O PÚBLICO de 7/1 traz um artigo sobre o estetoscópio, a que chama ícone da Medicina, nos seus duzentos anos existência, dizendo que ele "está no centro de um debate acerca do que deve ser a prática médica" (sic). Realmente não sabia que o "nosso querido estetoscópio" estava no cerne desse debate que foi bem patente no Congresso Nacional de Medicina realizado no passado Setembro no Porto sob o tema do Acto Médico, mas vou permitir-me dizer algumas coisas, a maior parte delas... brincando.
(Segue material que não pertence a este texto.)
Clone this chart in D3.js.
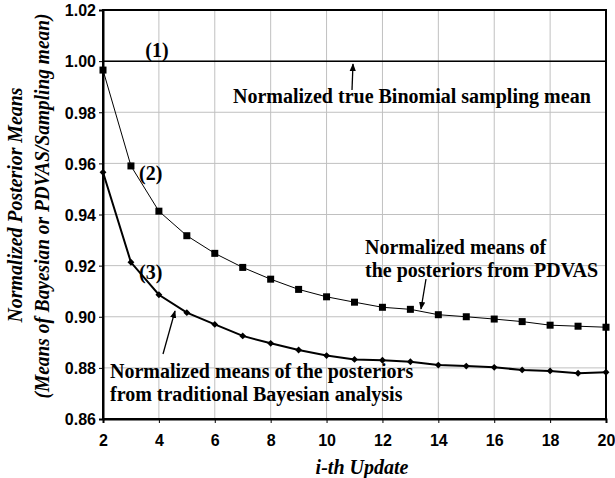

Quanto ao artigo, ele é claramente apologético do abandono da tal "ubíqua ferramenta dos médicos" (sic) e para isso socorre-se quase totalmente da opinião de cardiologistas, chegando um deles afirmar que "o estetoscópio morreu". Bem contrária é a "longa vida" prognosticada para o mesmo por um pediatra ( ah, grande colega!). Percebe-se bem a divergência pela abissal diferença entre um especialista de orgão e outro muito mais holístico em que "os pulmõezinhos e os intestinos" fazem parte integrante do todo dinâmico que vai a té aos 18 anos. Isto para além da parafernália instrumental que o primeiro tem e o segundo não possui no dia a dia do seu desempenho clínico. Mas a pergunta final do texto de Lenny Bernstein talvez seja capital: irá algum doente confiar em alguém que não lhe quer tocar?...
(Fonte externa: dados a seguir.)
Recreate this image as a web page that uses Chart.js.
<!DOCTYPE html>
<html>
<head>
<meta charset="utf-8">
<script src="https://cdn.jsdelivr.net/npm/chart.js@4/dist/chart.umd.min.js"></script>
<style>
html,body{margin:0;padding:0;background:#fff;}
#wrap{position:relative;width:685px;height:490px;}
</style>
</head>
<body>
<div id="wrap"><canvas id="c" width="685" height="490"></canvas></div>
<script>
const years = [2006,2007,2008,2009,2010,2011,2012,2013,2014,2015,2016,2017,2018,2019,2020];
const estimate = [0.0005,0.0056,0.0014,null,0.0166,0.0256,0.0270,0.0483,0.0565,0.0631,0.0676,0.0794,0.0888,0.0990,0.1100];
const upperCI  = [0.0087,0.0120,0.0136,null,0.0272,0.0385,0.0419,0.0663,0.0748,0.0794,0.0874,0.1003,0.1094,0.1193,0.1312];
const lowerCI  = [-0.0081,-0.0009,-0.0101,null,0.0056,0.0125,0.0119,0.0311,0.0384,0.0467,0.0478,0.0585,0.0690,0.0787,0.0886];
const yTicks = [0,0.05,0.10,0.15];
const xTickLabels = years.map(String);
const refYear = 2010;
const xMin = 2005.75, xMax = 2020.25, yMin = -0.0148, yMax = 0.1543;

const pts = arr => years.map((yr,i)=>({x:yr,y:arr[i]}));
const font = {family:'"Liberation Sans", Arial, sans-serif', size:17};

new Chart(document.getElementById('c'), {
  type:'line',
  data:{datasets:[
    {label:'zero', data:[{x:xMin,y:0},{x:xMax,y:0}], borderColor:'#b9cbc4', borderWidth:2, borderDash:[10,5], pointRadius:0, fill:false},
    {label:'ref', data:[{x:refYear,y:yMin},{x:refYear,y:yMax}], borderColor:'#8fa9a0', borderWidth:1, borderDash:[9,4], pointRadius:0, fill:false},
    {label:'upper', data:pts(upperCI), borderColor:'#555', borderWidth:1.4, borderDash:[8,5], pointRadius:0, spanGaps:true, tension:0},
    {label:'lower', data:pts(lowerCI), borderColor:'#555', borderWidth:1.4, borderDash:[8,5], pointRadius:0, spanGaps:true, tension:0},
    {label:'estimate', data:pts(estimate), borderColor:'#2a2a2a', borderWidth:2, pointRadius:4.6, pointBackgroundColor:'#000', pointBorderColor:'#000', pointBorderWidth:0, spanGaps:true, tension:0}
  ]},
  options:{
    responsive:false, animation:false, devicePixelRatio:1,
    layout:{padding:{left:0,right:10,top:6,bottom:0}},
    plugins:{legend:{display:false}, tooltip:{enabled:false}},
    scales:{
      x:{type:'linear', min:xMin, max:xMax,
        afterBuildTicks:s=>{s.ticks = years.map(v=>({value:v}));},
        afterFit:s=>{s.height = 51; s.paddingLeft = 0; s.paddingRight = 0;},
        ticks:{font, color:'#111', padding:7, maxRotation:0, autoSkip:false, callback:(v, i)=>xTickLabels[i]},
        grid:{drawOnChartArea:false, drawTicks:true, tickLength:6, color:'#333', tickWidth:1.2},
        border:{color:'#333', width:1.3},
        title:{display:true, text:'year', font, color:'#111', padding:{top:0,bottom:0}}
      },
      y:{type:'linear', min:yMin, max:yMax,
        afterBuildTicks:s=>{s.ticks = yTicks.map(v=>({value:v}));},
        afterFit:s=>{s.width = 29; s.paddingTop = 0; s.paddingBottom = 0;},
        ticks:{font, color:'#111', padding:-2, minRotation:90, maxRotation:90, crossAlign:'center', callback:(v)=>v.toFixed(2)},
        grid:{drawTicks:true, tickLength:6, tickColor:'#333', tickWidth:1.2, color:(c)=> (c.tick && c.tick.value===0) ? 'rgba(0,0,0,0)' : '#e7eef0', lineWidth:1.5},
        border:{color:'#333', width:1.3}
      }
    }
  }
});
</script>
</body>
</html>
Não querendo parecer "o dinossauro que sou" mas antes o pediatra que existe em mim, deixem-me acrescentar que o estetoscópio serve ainda para três coisas, a saber : "dar satus", especialmente quando nos licenciamos..., descansar e reflectir enquanto o silêncio da auscultação dura ( a doente dum colega meu que adormeceu ao fazê-lo, perguntou-lhe se estaria muito mal já que ele se tinha "infirmado" tanto tempo...) e ainda, como comigo se passou na guerra colonial, se a "cabeça do aparelho" for bem pesada, como arma de defesa... Viva o estetoscópio!